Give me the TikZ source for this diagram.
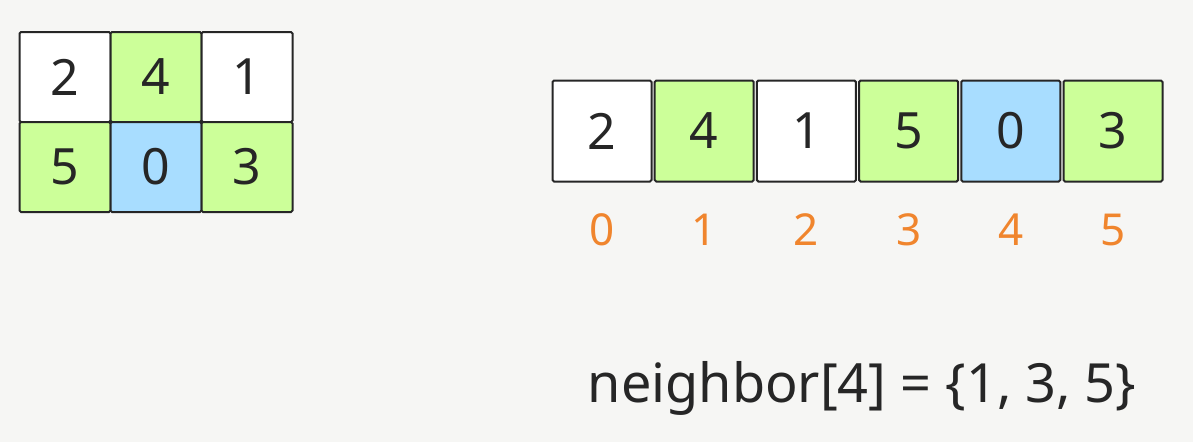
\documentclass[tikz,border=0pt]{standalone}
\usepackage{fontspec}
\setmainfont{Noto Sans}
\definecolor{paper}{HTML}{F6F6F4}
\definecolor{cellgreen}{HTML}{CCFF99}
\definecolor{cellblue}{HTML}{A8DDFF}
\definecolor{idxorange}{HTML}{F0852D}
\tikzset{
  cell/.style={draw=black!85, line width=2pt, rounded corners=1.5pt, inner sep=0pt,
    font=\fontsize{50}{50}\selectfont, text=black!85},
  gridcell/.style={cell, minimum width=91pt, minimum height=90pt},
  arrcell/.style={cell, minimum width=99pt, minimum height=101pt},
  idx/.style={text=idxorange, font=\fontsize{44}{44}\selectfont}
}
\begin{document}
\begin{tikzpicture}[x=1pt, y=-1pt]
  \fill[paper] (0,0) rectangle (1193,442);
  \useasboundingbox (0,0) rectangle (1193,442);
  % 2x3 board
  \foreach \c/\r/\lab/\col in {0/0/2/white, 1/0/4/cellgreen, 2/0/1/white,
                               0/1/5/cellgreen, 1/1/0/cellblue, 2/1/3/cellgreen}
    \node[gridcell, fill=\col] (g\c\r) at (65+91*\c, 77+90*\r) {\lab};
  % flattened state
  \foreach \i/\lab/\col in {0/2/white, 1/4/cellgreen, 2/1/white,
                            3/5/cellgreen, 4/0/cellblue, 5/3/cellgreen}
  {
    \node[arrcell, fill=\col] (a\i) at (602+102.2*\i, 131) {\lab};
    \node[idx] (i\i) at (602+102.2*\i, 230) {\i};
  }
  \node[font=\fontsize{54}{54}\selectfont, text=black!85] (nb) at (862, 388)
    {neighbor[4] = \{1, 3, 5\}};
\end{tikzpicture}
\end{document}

+ + + +

**Work to do**
Return the listing above word for word, with the pictures removed.

**Answer to the exercise**
Give me the TikZ source for this diagram.
\documentclass[tikz,border=0pt]{standalone}
\usepackage{fontspec}
\setmainfont{Noto Sans}
\definecolor{paper}{HTML}{F6F6F4}
\definecolor{cellgreen}{HTML}{CCFF99}
\definecolor{cellblue}{HTML}{A8DDFF}
\definecolor{idxorange}{HTML}{F0852D}
\tikzset{
  cell/.style={draw=black!85, line width=2pt, rounded corners=1.5pt, inner sep=0pt,
    font=\fontsize{50}{50}\selectfont, text=black!85},
  gridcell/.style={cell, minimum width=91pt, minimum height=90pt},
  arrcell/.style={cell, minimum width=99pt, minimum height=101pt},
  idx/.style={text=idxorange, font=\fontsize{44}{44}\selectfont}
}
\begin{document}
\begin{tikzpicture}[x=1pt, y=-1pt]
  \fill[paper] (0,0) rectangle (1193,442);
  \useasboundingbox (0,0) rectangle (1193,442);
  % 2x3 board
  \foreach \c/\r/\lab/\col in {0/0/2/white, 1/0/4/cellgreen, 2/0/1/white,
                               0/1/5/cellgreen, 1/1/0/cellblue, 2/1/3/cellgreen}
    \node[gridcell, fill=\col] (g\c\r) at (65+91*\c, 77+90*\r) {\lab};
  % flattened state
  \foreach \i/\lab/\col in {0/2/white, 1/4/cellgreen, 2/1/white,
                            3/5/cellgreen, 4/0/cellblue, 5/3/cellgreen}
  {
    \node[arrcell, fill=\col] (a\i) at (602+102.2*\i, 131) {\lab};
    \node[idx] (i\i) at (602+102.2*\i, 230) {\i};
  }
  \node[font=\fontsize{54}{54}\selectfont, text=black!85] (nb) at (862, 388)
    {neighbor[4] = \{1, 3, 5\}};
\end{tikzpicture}
\end{document}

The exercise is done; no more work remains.